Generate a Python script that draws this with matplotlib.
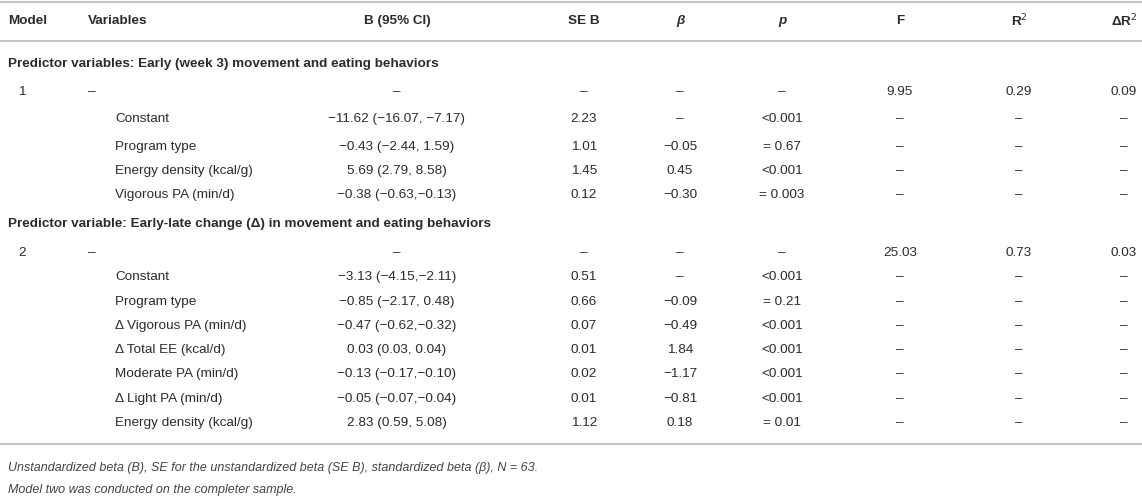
import matplotlib
matplotlib.use('Agg')
import matplotlib.pyplot as plt

plt.rcParams['font.family'] = ['Liberation Sans', 'DejaVu Sans']

W, H = 1142, 504
ink = '#2b2b2b'
rule = '#c4c4c4'

headers = ['Model', 'Variables', 'B (95% CI)', 'SE B', '\u03b2', 'p', 'F', 'R$^2$', '\u0394R$^2$']

section_titles = [
    'Predictor variables: Early (week 3) movement and eating behaviors',
    'Predictor variable: Early-late change (\u0394) in movement and eating behaviors',
]

D = '\u2013'
M = '\u2212'

models = ['1', '2']
variables = [
    [D, 'Constant', 'Program type', 'Energy density (kcal/g)', 'Vigorous PA (min/d)'],
    [D, 'Constant', 'Program type', '\u0394 Vigorous PA (min/d)', '\u0394 Total EE (kcal/d)',
     'Moderate PA (min/d)', '\u0394 Light PA (min/d)', 'Energy density (kcal/g)'],
]
b_ci = [
    [D, M + '11.62 (' + M + '16.07, ' + M + '7.17)', M + '0.43 (' + M + '2.44, 1.59)',
     '5.69 (2.79, 8.58)', M + '0.38 (' + M + '0.63,' + M + '0.13)'],
    [D, M + '3.13 (' + M + '4.15,' + M + '2.11)', M + '0.85 (' + M + '2.17, 0.48)',
     M + '0.47 (' + M + '0.62,' + M + '0.32)', '0.03 (0.03, 0.04)',
     M + '0.13 (' + M + '0.17,' + M + '0.10)', M + '0.05 (' + M + '0.07,' + M + '0.04)',
     '2.83 (0.59, 5.08)'],
]
se_b = [
    [D, '2.23', '1.01', '1.45', '0.12'],
    [D, '0.51', '0.66', '0.07', '0.01', '0.02', '0.01', '1.12'],
]
beta = [
    [D, D, M + '0.05', '0.45', M + '0.30'],
    [D, D, M + '0.09', M + '0.49', '1.84', M + '1.17', M + '0.81', '0.18'],
]
p_val = [
    [D, '<0.001', '= 0.67', '<0.001', '= 0.003'],
    [D, '<0.001', '= 0.21', '<0.001', '<0.001', '<0.001', '<0.001', '= 0.01'],
]
f_val = [['9.95'] + [D] * 4, ['25.03'] + [D] * 7]
r2 = [['0.29'] + [D] * 4, ['0.73'] + [D] * 7]
dr2 = [['0.09'] + [D] * 4, ['0.03'] + [D] * 7]

footnotes = [
    'Unstandardized beta (B), SE for the unstandardized beta (SE B), standardized beta (\u03b2), N = 63.',
    'Model two was conducted on the completer sample.',
]

fig = plt.figure(figsize=(W / 100, H / 100), dpi=100)
ax = fig.add_axes([0, 0, 1, 1])
ax.set_xlim(0, W)
ax.set_ylim(H, 0)
ax.axis('off')

fs = 9.7
col_x = [8, 88, 397, 584, 680, 782, 900, 1019, 1124]
col_ha = ['left', 'left', 'center', 'center', 'center', 'center', 'center', 'center', 'center']

# rules
for y in [2, 41, 444]:
    ax.plot([0, W], [y, y], color=rule, lw=1.5, solid_capstyle='butt')

# header row
for i, h in enumerate(headers):
    style = 'italic' if h in ('p', '\u03b2') else 'normal'
    ax.text(col_x[i], 21, h, ha=col_ha[i], va='center', fontsize=fs, fontweight='bold',
            fontstyle=style, color=ink)

section_y = [64, 224]
row_y = [[92, 119, 147, 171, 195], [253, 277, 302, 326, 350, 374, 399, 423]]

for s in range(2):
    ax.text(8, section_y[s], section_titles[s], ha='left', va='center', fontsize=fs,
            fontweight='bold', color=ink)
    ys = row_y[s]
    ax.text(22, ys[0], models[s], ha='center', va='center', fontsize=fs, color=ink)
    cols = [variables[s], b_ci[s], se_b[s], beta[s], p_val[s], f_val[s], r2[s], dr2[s]]
    for r, y in enumerate(ys):
        for c, vals in enumerate(cols):
            ci = c + 1
            if ci == 1:
                x = 88 if r == 0 else 115
                ha = 'left'
            else:
                x = col_x[ci]
                ha = col_ha[ci]
            ax.text(x, y, vals[r], ha=ha, va='center', fontsize=fs, color=ink)

for i, t in enumerate(footnotes):
    ax.text(8, 468 + 22 * i, t, ha='left', va='center', fontsize=fs - 0.7,
            fontstyle='italic', color='#444444')

fig.savefig('out.png', dpi=100)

__________________________________________________

Instruction =
Could you repeat all of the material exactly? Pictures should not be copied.

Written reply =
Generate a Python script that draws this with matplotlib.
import matplotlib
matplotlib.use('Agg')
import matplotlib.pyplot as plt

plt.rcParams['font.family'] = ['Liberation Sans', 'DejaVu Sans']

W, H = 1142, 504
ink = '#2b2b2b'
rule = '#c4c4c4'

headers = ['Model', 'Variables', 'B (95% CI)', 'SE B', '\u03b2', 'p', 'F', 'R$^2$', '\u0394R$^2$']

section_titles = [
    'Predictor variables: Early (week 3) movement and eating behaviors',
    'Predictor variable: Early-late change (\u0394) in movement and eating behaviors',
]

D = '\u2013'
M = '\u2212'

models = ['1', '2']
variables = [
    [D, 'Constant', 'Program type', 'Energy density (kcal/g)', 'Vigorous PA (min/d)'],
    [D, 'Constant', 'Program type', '\u0394 Vigorous PA (min/d)', '\u0394 Total EE (kcal/d)',
     'Moderate PA (min/d)', '\u0394 Light PA (min/d)', 'Energy density (kcal/g)'],
]
b_ci = [
    [D, M + '11.62 (' + M + '16.07, ' + M + '7.17)', M + '0.43 (' + M + '2.44, 1.59)',
     '5.69 (2.79, 8.58)', M + '0.38 (' + M + '0.63,' + M + '0.13)'],
    [D, M + '3.13 (' + M + '4.15,' + M + '2.11)', M + '0.85 (' + M + '2.17, 0.48)',
     M + '0.47 (' + M + '0.62,' + M + '0.32)', '0.03 (0.03, 0.04)',
     M + '0.13 (' + M + '0.17,' + M + '0.10)', M + '0.05 (' + M + '0.07,' + M + '0.04)',
     '2.83 (0.59, 5.08)'],
]
se_b = [
    [D, '2.23', '1.01', '1.45', '0.12'],
    [D, '0.51', '0.66', '0.07', '0.01', '0.02', '0.01', '1.12'],
]
beta = [
    [D, D, M + '0.05', '0.45', M + '0.30'],
    [D, D, M + '0.09', M + '0.49', '1.84', M + '1.17', M + '0.81', '0.18'],
]
p_val = [
    [D, '<0.001', '= 0.67', '<0.001', '= 0.003'],
    [D, '<0.001', '= 0.21', '<0.001', '<0.001', '<0.001', '<0.001', '= 0.01'],
]
f_val = [['9.95'] + [D] * 4, ['25.03'] + [D] * 7]
r2 = [['0.29'] + [D] * 4, ['0.73'] + [D] * 7]
dr2 = [['0.09'] + [D] * 4, ['0.03'] + [D] * 7]

footnotes = [
    'Unstandardized beta (B), SE for the unstandardized beta (SE B), standardized beta (\u03b2), N = 63.',
    'Model two was conducted on the completer sample.',
]

fig = plt.figure(figsize=(W / 100, H / 100), dpi=100)
ax = fig.add_axes([0, 0, 1, 1])
ax.set_xlim(0, W)
ax.set_ylim(H, 0)
ax.axis('off')

fs = 9.7
col_x = [8, 88, 397, 584, 680, 782, 900, 1019, 1124]
col_ha = ['left', 'left', 'center', 'center', 'center', 'center', 'center', 'center', 'center']

# rules
for y in [2, 41, 444]:
    ax.plot([0, W], [y, y], color=rule, lw=1.5, solid_capstyle='butt')

# header row
for i, h in enumerate(headers):
    style = 'italic' if h in ('p', '\u03b2') else 'normal'
    ax.text(col_x[i], 21, h, ha=col_ha[i], va='center', fontsize=fs, fontweight='bold',
            fontstyle=style, color=ink)

section_y = [64, 224]
row_y = [[92, 119, 147, 171, 195], [253, 277, 302, 326, 350, 374, 399, 423]]

for s in range(2):
    ax.text(8, section_y[s], section_titles[s], ha='left', va='center', fontsize=fs,
            fontweight='bold', color=ink)
    ys = row_y[s]
    ax.text(22, ys[0], models[s], ha='center', va='center', fontsize=fs, color=ink)
    cols = [variables[s], b_ci[s], se_b[s], beta[s], p_val[s], f_val[s], r2[s], dr2[s]]
    for r, y in enumerate(ys):
        for c, vals in enumerate(cols):
            ci = c + 1
            if ci == 1:
                x = 88 if r == 0 else 115
                ha = 'left'
            else:
                x = col_x[ci]
                ha = col_ha[ci]
            ax.text(x, y, vals[r], ha=ha, va='center', fontsize=fs, color=ink)

for i, t in enumerate(footnotes):
    ax.text(8, 468 + 22 * i, t, ha='left', va='center', fontsize=fs - 0.7,
            fontstyle='italic', color='#444444')

fig.savefig('out.png', dpi=100)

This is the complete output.